Exercise requirements:
Leave out the pictures; transcribe all else exactly.

Data provided:
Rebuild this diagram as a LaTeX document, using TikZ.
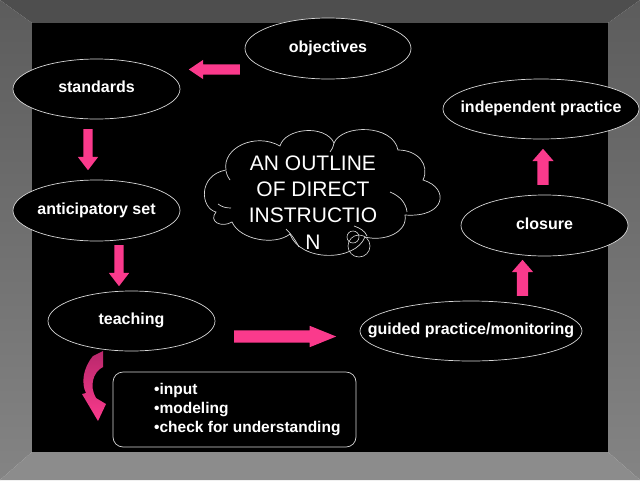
\documentclass[tikz,border=0pt]{standalone}
\usepackage{fontspec}
\setmainfont{Liberation Sans}
\usetikzlibrary{shapes.geometric,shapes.arrows}
\definecolor{hotpink}{RGB}{250,58,140}
\definecolor{darkpink}{RGB}{185,40,108}
\definecolor{edgegray}{RGB}{215,215,215}
\definecolor{frametop}{RGB}{78,78,78}
\definecolor{framesidetop}{RGB}{92,92,92}
\definecolor{framesidebot}{RGB}{132,132,132}
\definecolor{framebot}{RGB}{140,140,140}
\begin{document}
\begin{tikzpicture}[x=1pt,y=-1pt,
  oval/.style={ellipse, draw=edgegray, line width=0.7pt, fill=black, inner sep=0pt},
  lbl/.style={text=white, inner sep=0pt, text height=11pt, text depth=3.5pt,
    font=\fontsize{16}{18}\selectfont\bfseries},
  blockarrow/.style={single arrow, fill=hotpink, draw=none, inner xsep=0pt,
    single arrow head indent=0pt, anchor=tail},
  bubble/.style={circle, draw=edgegray, line width=0.6pt, inner sep=0pt},
  cloudline/.style={draw=edgegray, line width=0.7pt},
]
\useasboundingbox (0,0) rectangle (640,480);
% background frame
\fill[frametop] (0,0) -- (640,0) -- (608,23) -- (32,23) -- cycle;
\shade[top color=framesidetop, bottom color=framesidebot] (0,0) -- (32,23) -- (32,452) -- (0,480) -- cycle;
\shade[top color=framesidetop, bottom color=framesidebot] (640,0) -- (608,23) -- (608,452) -- (640,480) -- cycle;
\fill[framebot] (0,480) -- (32,452) -- (608,452) -- (640,480) -- cycle;
\fill[black] (32,23) rectangle (608,452);

% ovals
\node[oval, minimum width=166pt, minimum height=61pt] (obj) at (328,48.5) {};
\node[lbl] (objt) at (obj) {objectives};
\node[oval, minimum width=167pt, minimum height=60pt] (std) at (96.5,89) {};
\node[lbl] (stdt) at (std) {standards};
\node[oval, minimum width=167pt, minimum height=61pt] (ant) at (96.5,210.5) {};
\node[lbl] (antt) at (ant) {anticipatory set};
\node[oval, minimum width=167pt, minimum height=60pt] (teach) at (131.5,321) {};
\node[lbl] (teacht) at (teach) {teaching};
\node[oval, minimum width=222pt, minimum height=60pt] (guided) at (471,331) {};
\node[lbl] (guidedt) at (guided) {guided practice/monitoring};
\node[oval, minimum width=167pt, minimum height=61pt] (clos) at (544.5,225.5) {};
\node[lbl] (clost) at (clos) {closure};
\node[oval, minimum width=196pt, minimum height=60pt] (indep) at (541,109) {};
\node[lbl] (indept) at (indep) {independent practice};

% cloud callout drawn directly
\path[cloudline, fill=black]
  (216,212) .. controls (200,208) and (198,175) .. (226,170)
  .. controls (222,148) and (255,132) .. (280,146)
  .. controls (285,128) and (325,124) .. (334,143)
  .. controls (342,124) and (393,124) .. (398,150)
  .. controls (418,150) and (430,165) .. (423,180)
  .. controls (450,188) and (446,218) .. (405,215)
  .. controls (408,232) and (385,242) .. (365,237)
  .. controls (355,262) and (300,262) .. (290,234)
  .. controls (275,246) and (240,240) .. (232,222)
  .. controls (222,228) and (208,222) .. (216,212) -- cycle;
% inner arcs of the cloud
\draw[cloudline] (390,192) .. controls (400,196) and (406,203) .. (407,212);
\draw[cloudline] (354,226) .. controls (360,228) and (365,231) .. (367,236);
\draw[cloudline] (286,229) .. controls (292,235) and (296,241) .. (299,247);
\draw[cloudline] (218,204) .. controls (222,207) and (226,208) .. (231,208);
\draw[cloudline] (226,171) .. controls (227,175) and (228,178) .. (230,180);
\draw[cloudline] (334,143) .. controls (333,147) and (332,150) .. (330,152);

\node[text=white, align=center, inner sep=0pt,
  font=\fontsize{21}{26.3}\selectfont] (title) at (313,202.5)
  {AN OUTLINE\\OF DIRECT\\INSTRUCTIO\\N};
\node[bubble, minimum size=22pt] (bub2) at (359,246) {};
\node[bubble, minimum size=12pt] (bub1) at (353,237) {};

% block arrows (placed by their tails)
\node[blockarrow, rotate=180, minimum height=51pt, inner ysep=5pt,
  single arrow head extend=4.5pt, single arrow tip angle=68] (a1) at (240,69.5) {};
\node[blockarrow, rotate=-90, minimum height=41pt, inner ysep=4.5pt,
  single arrow head extend=5.5pt, single arrow tip angle=75] (a2) at (88,129) {};
\node[blockarrow, rotate=-90, minimum height=41pt, inner ysep=4.5pt,
  single arrow head extend=5.5pt, single arrow tip angle=75] (a3) at (119,245) {};
\node[blockarrow, minimum height=102pt, inner ysep=6pt,
  single arrow head extend=4.5pt, single arrow tip angle=44] (a4) at (234,336.5) {};
\node[blockarrow, rotate=90, minimum height=36pt, inner ysep=5.5pt,
  single arrow head extend=5pt, single arrow tip angle=82] (a5) at (522.5,296) {};
\node[blockarrow, rotate=90, minimum height=36pt, inner ysep=5.5pt,
  single arrow head extend=5pt, single arrow tip angle=82] (a6) at (543,185) {};

% curved arrow from teaching to the list
\shade[top color=darkpink, bottom color=hotpink]
  (93,356) .. controls (83,368) and (81,383) .. (86,393) -- (82,394) -- (98,421)
  -- (106,404) -- (96,398) .. controls (89,386) and (93,372) .. (103,367)
  -- (103,351) -- cycle;

% list box
\node[draw=edgegray, rounded corners=10pt, line width=0.7pt, fill=black,
  minimum width=243pt, minimum height=75pt] (box) at (234.5,409.5) {};
\node[anchor=west, align=left, text=white, inner sep=0pt,
  font=\fontsize{15.5}{19}\selectfont\bfseries] (boxt) at (154,410)
  {•input\\•modeling\\•check for understanding};
\end{tikzpicture}
\end{document}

Exercise result:
Rebuild this diagram as a LaTeX document, using TikZ.
\documentclass[tikz,border=0pt]{standalone}
\usepackage{fontspec}
\setmainfont{Liberation Sans}
\usetikzlibrary{shapes.geometric,shapes.arrows}
\definecolor{hotpink}{RGB}{250,58,140}
\definecolor{darkpink}{RGB}{185,40,108}
\definecolor{edgegray}{RGB}{215,215,215}
\definecolor{frametop}{RGB}{78,78,78}
\definecolor{framesidetop}{RGB}{92,92,92}
\definecolor{framesidebot}{RGB}{132,132,132}
\definecolor{framebot}{RGB}{140,140,140}
\begin{document}
\begin{tikzpicture}[x=1pt,y=-1pt,
  oval/.style={ellipse, draw=edgegray, line width=0.7pt, fill=black, inner sep=0pt},
  lbl/.style={text=white, inner sep=0pt, text height=11pt, text depth=3.5pt,
    font=\fontsize{16}{18}\selectfont\bfseries},
  blockarrow/.style={single arrow, fill=hotpink, draw=none, inner xsep=0pt,
    single arrow head indent=0pt, anchor=tail},
  bubble/.style={circle, draw=edgegray, line width=0.6pt, inner sep=0pt},
  cloudline/.style={draw=edgegray, line width=0.7pt},
]
\useasboundingbox (0,0) rectangle (640,480);
% background frame
\fill[frametop] (0,0) -- (640,0) -- (608,23) -- (32,23) -- cycle;
\shade[top color=framesidetop, bottom color=framesidebot] (0,0) -- (32,23) -- (32,452) -- (0,480) -- cycle;
\shade[top color=framesidetop, bottom color=framesidebot] (640,0) -- (608,23) -- (608,452) -- (640,480) -- cycle;
\fill[framebot] (0,480) -- (32,452) -- (608,452) -- (640,480) -- cycle;
\fill[black] (32,23) rectangle (608,452);

% ovals
\node[oval, minimum width=166pt, minimum height=61pt] (obj) at (328,48.5) {};
\node[lbl] (objt) at (obj) {objectives};
\node[oval, minimum width=167pt, minimum height=60pt] (std) at (96.5,89) {};
\node[lbl] (stdt) at (std) {standards};
\node[oval, minimum width=167pt, minimum height=61pt] (ant) at (96.5,210.5) {};
\node[lbl] (antt) at (ant) {anticipatory set};
\node[oval, minimum width=167pt, minimum height=60pt] (teach) at (131.5,321) {};
\node[lbl] (teacht) at (teach) {teaching};
\node[oval, minimum width=222pt, minimum height=60pt] (guided) at (471,331) {};
\node[lbl] (guidedt) at (guided) {guided practice/monitoring};
\node[oval, minimum width=167pt, minimum height=61pt] (clos) at (544.5,225.5) {};
\node[lbl] (clost) at (clos) {closure};
\node[oval, minimum width=196pt, minimum height=60pt] (indep) at (541,109) {};
\node[lbl] (indept) at (indep) {independent practice};

% cloud callout drawn directly
\path[cloudline, fill=black]
  (216,212) .. controls (200,208) and (198,175) .. (226,170)
  .. controls (222,148) and (255,132) .. (280,146)
  .. controls (285,128) and (325,124) .. (334,143)
  .. controls (342,124) and (393,124) .. (398,150)
  .. controls (418,150) and (430,165) .. (423,180)
  .. controls (450,188) and (446,218) .. (405,215)
  .. controls (408,232) and (385,242) .. (365,237)
  .. controls (355,262) and (300,262) .. (290,234)
  .. controls (275,246) and (240,240) .. (232,222)
  .. controls (222,228) and (208,222) .. (216,212) -- cycle;
% inner arcs of the cloud
\draw[cloudline] (390,192) .. controls (400,196) and (406,203) .. (407,212);
\draw[cloudline] (354,226) .. controls (360,228) and (365,231) .. (367,236);
\draw[cloudline] (286,229) .. controls (292,235) and (296,241) .. (299,247);
\draw[cloudline] (218,204) .. controls (222,207) and (226,208) .. (231,208);
\draw[cloudline] (226,171) .. controls (227,175) and (228,178) .. (230,180);
\draw[cloudline] (334,143) .. controls (333,147) and (332,150) .. (330,152);

\node[text=white, align=center, inner sep=0pt,
  font=\fontsize{21}{26.3}\selectfont] (title) at (313,202.5)
  {AN OUTLINE\\OF DIRECT\\INSTRUCTIO\\N};
\node[bubble, minimum size=22pt] (bub2) at (359,246) {};
\node[bubble, minimum size=12pt] (bub1) at (353,237) {};

% block arrows (placed by their tails)
\node[blockarrow, rotate=180, minimum height=51pt, inner ysep=5pt,
  single arrow head extend=4.5pt, single arrow tip angle=68] (a1) at (240,69.5) {};
\node[blockarrow, rotate=-90, minimum height=41pt, inner ysep=4.5pt,
  single arrow head extend=5.5pt, single arrow tip angle=75] (a2) at (88,129) {};
\node[blockarrow, rotate=-90, minimum height=41pt, inner ysep=4.5pt,
  single arrow head extend=5.5pt, single arrow tip angle=75] (a3) at (119,245) {};
\node[blockarrow, minimum height=102pt, inner ysep=6pt,
  single arrow head extend=4.5pt, single arrow tip angle=44] (a4) at (234,336.5) {};
\node[blockarrow, rotate=90, minimum height=36pt, inner ysep=5.5pt,
  single arrow head extend=5pt, single arrow tip angle=82] (a5) at (522.5,296) {};
\node[blockarrow, rotate=90, minimum height=36pt, inner ysep=5.5pt,
  single arrow head extend=5pt, single arrow tip angle=82] (a6) at (543,185) {};

% curved arrow from teaching to the list
\shade[top color=darkpink, bottom color=hotpink]
  (93,356) .. controls (83,368) and (81,383) .. (86,393) -- (82,394) -- (98,421)
  -- (106,404) -- (96,398) .. controls (89,386) and (93,372) .. (103,367)
  -- (103,351) -- cycle;

% list box
\node[draw=edgegray, rounded corners=10pt, line width=0.7pt, fill=black,
  minimum width=243pt, minimum height=75pt] (box) at (234.5,409.5) {};
\node[anchor=west, align=left, text=white, inner sep=0pt,
  font=\fontsize{15.5}{19}\selectfont\bfseries] (boxt) at (154,410)
  {•input\\•modeling\\•check for understanding};
\end{tikzpicture}
\end{document}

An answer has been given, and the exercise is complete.